It was only a year and a half ago that coach Becky Hammon caught Knicks fans' ire for suggesting the team is missing a "1-A dude" required to win a championship. Just before the season, Iman Shumpert wrote off New York for lacking a player "that can go off himself in the playoffs," a sentiment backed by Alan Hahn, who thought their leader needed to become a "crunch time killer" to "complete his ascension."
This is only a sampling of the dismissiveness national talking heads have shown Jalen Brunson ever since he joined the Knicks in 2022 as a free agent to be their starting point guard. Oddly enough, none of this was heard following his 39-point, 12-assist masterclass in a Game 4, a potentially series-turning win over the defending champion Boston Celtics.
It’s unclear why it has taken some media members and die hard basketball fans so long to come around to the reality exposed by Brunson’s phenomenal performance, when he’s been doing this not-so-quietly for four years. Brunson’s stardom may have crescendoed with Monday’s upset, but the truth is, he’s been the league’s best playoff performer since long before then.
Let’s go through his recent postseason prowess...
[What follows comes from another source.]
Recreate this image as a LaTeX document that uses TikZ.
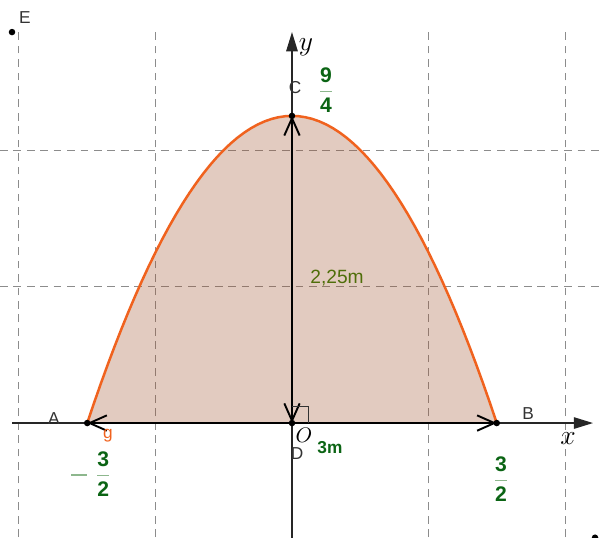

Keen-eyed viewers caught onto Brunson’s big-game potential during the 2022 playoffs, when he scored 72 points in back-to-back wins without Luka Doncic to give his shorthanded Mavericks the early edge in a first-round series against the Donovan Mitchell-led Utah Jazz.
Dallas would advance behind a 27.8 points per game series from Brunson, and get as far as the Western Conference Finals in no small part due to his play. But it was going to the Knicks to lead the show when he really took off.
In a first round matchup against the Cleveland Cavaliers in 2023, Brunson stole Game 1 on the road with seven points in the final six minutes, including the game-sealing jumper with 35 seconds to play. He scored eight in the fourth quarter of Game 4, including a couple of pivotal threes, to help New York go up 3-1 and eventually win the series in five.
They faced the would-be finals runner-up in Miami the next round, falling in six games despite a heroic effort from Brunson. He averaged 31 points and over six assists on 50.4 percent shooting from the field and 34.7 percent shooting from three, winning Game 2 behind a 10-point fourth quarter and trying to salvage the series with a 32, 38 and 41-point games to close it out.
In his first postseason as full-time floor general, Brunson unseated a top-four seed in five games and was unguardable against an elite defense that walked through Giannis Antetokounmpo and Jayson Tatum the same year. Somehow, this didn’t move the needle beyond New York, so Brunson had to up himself the following year.